Transcribe everything in the data word for word. Pictures are left out.

-- Start Material --

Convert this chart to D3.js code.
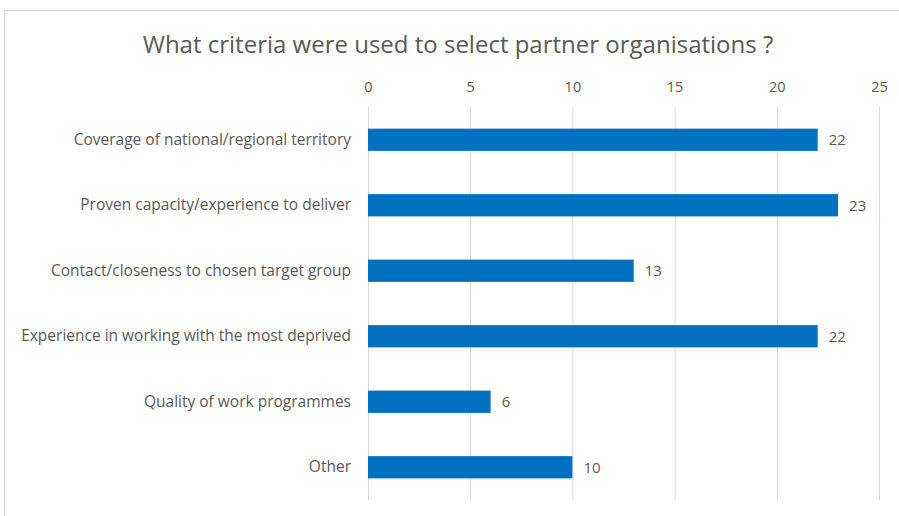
<!DOCTYPE html>
<html><head><meta charset="utf-8">
<script src="https://cdn.jsdelivr.net/npm/d3@7"></script>
<style>html,body{margin:0;padding:0;background:#fff;overflow:hidden}</style>
</head><body>
<svg id="c" width="899" height="516"></svg>
<script>
const categories = [
  "Coverage of national/regional territory",
  "Proven capacity/experience to deliver",
  "Contact/closeness to chosen target group",
  "Experience in working with the most deprived",
  "Quality of work programmes",
  "Other"
];
const values = [22, 23, 13, 22, 6, 10];
const tickValues = [0, 5, 10, 15, 20, 25];
const title = "What criteria were used to select partner organisations ?";

(function () {
const svg = d3.select("#c");
const font = "Open Sans, Liberation Sans, sans-serif";
const txt = "#595959";

svg.append("rect").attr("x", 4.5).attr("y", 10.5).attr("width", 920).attr("height", 520)
  .attr("fill", "#fff").attr("stroke", "#d9d9d9").attr("stroke-width", 1.5);

const pLeft = 368, pRight = 879, pTop = 107, pBottom = 500;
const x = d3.scaleLinear().domain([0, 25]).range([pLeft, pRight]);
const y = d3.scaleBand().domain(categories).range([pTop, pBottom]).paddingInner(0.66).paddingOuter(0.33);

svg.append("text").attr("x", 458).attr("y", 53).attr("text-anchor", "middle")
  .attr("font-family", font).attr("font-size", 24).attr("fill", txt).text(title);

const gx = svg.append("g").attr("transform", `translate(0,${pTop})`)
  .call(d3.axisTop(x).tickValues(tickValues).tickSize(-(pBottom - pTop)).tickPadding(15));
gx.select(".domain").remove();
gx.selectAll(".tick line").attr("stroke", "#d9d9d9").attr("stroke-width", 1);
gx.selectAll(".tick text").attr("font-family", font).attr("font-size", 14.5).attr("fill", txt);

svg.append("g").selectAll("rect").data(values).join("rect")
  .attr("x", x(0)).attr("y", (d, i) => y(categories[i]))
  .attr("width", d => x(d) - x(0)).attr("height", y.bandwidth())
  .attr("fill", "#0070C0");

svg.append("g").selectAll("text").data(values).join("text")
  .attr("x", d => x(d) + 11).attr("y", (d, i) => y(categories[i]) + y.bandwidth() / 2)
  .attr("dy", "0.35em").attr("font-family", font).attr("font-size", 15).attr("fill", txt)
  .text(d => d);

const gy = svg.append("g").attr("transform", `translate(${pLeft},0)`)
  .call(d3.axisLeft(y).tickSize(0).tickPadding(17));
gy.select(".domain").remove();
gy.selectAll(".tick text").attr("font-family", font).attr("font-size", 15.5).attr("fill", txt);
})();
</script>
</body></html>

-- End Material --

[Written solution]:
Convert this chart to D3.js code.
<!DOCTYPE html>
<html><head><meta charset="utf-8">
<script src="https://cdn.jsdelivr.net/npm/d3@7"></script>
<style>html,body{margin:0;padding:0;background:#fff;overflow:hidden}</style>
</head><body>
<svg id="c" width="899" height="516"></svg>
<script>
const categories = [
  "Coverage of national/regional territory",
  "Proven capacity/experience to deliver",
  "Contact/closeness to chosen target group",
  "Experience in working with the most deprived",
  "Quality of work programmes",
  "Other"
];
const values = [22, 23, 13, 22, 6, 10];
const tickValues = [0, 5, 10, 15, 20, 25];
const title = "What criteria were used to select partner organisations ?";

(function () {
const svg = d3.select("#c");
const font = "Open Sans, Liberation Sans, sans-serif";
const txt = "#595959";

svg.append("rect").attr("x", 4.5).attr("y", 10.5).attr("width", 920).attr("height", 520)
  .attr("fill", "#fff").attr("stroke", "#d9d9d9").attr("stroke-width", 1.5);

const pLeft = 368, pRight = 879, pTop = 107, pBottom = 500;
const x = d3.scaleLinear().domain([0, 25]).range([pLeft, pRight]);
const y = d3.scaleBand().domain(categories).range([pTop, pBottom]).paddingInner(0.66).paddingOuter(0.33);

svg.append("text").attr("x", 458).attr("y", 53).attr("text-anchor", "middle")
  .attr("font-family", font).attr("font-size", 24).attr("fill", txt).text(title);

const gx = svg.append("g").attr("transform", `translate(0,${pTop})`)
  .call(d3.axisTop(x).tickValues(tickValues).tickSize(-(pBottom - pTop)).tickPadding(15));
gx.select(".domain").remove();
gx.selectAll(".tick line").attr("stroke", "#d9d9d9").attr("stroke-width", 1);
gx.selectAll(".tick text").attr("font-family", font).attr("font-size", 14.5).attr("fill", txt);

svg.append("g").selectAll("rect").data(values).join("rect")
  .attr("x", x(0)).attr("y", (d, i) => y(categories[i]))
  .attr("width", d => x(d) - x(0)).attr("height", y.bandwidth())
  .attr("fill", "#0070C0");

svg.append("g").selectAll("text").data(values).join("text")
  .attr("x", d => x(d) + 11).attr("y", (d, i) => y(categories[i]) + y.bandwidth() / 2)
  .attr("dy", "0.35em").attr("font-family", font).attr("font-size", 15).attr("fill", txt)
  .text(d => d);

const gy = svg.append("g").attr("transform", `translate(${pLeft},0)`)
  .call(d3.axisLeft(y).tickSize(0).tickPadding(17));
gy.select(".domain").remove();
gy.selectAll(".tick text").attr("font-family", font).attr("font-size", 15.5).attr("fill", txt);
})();
</script>
</body></html>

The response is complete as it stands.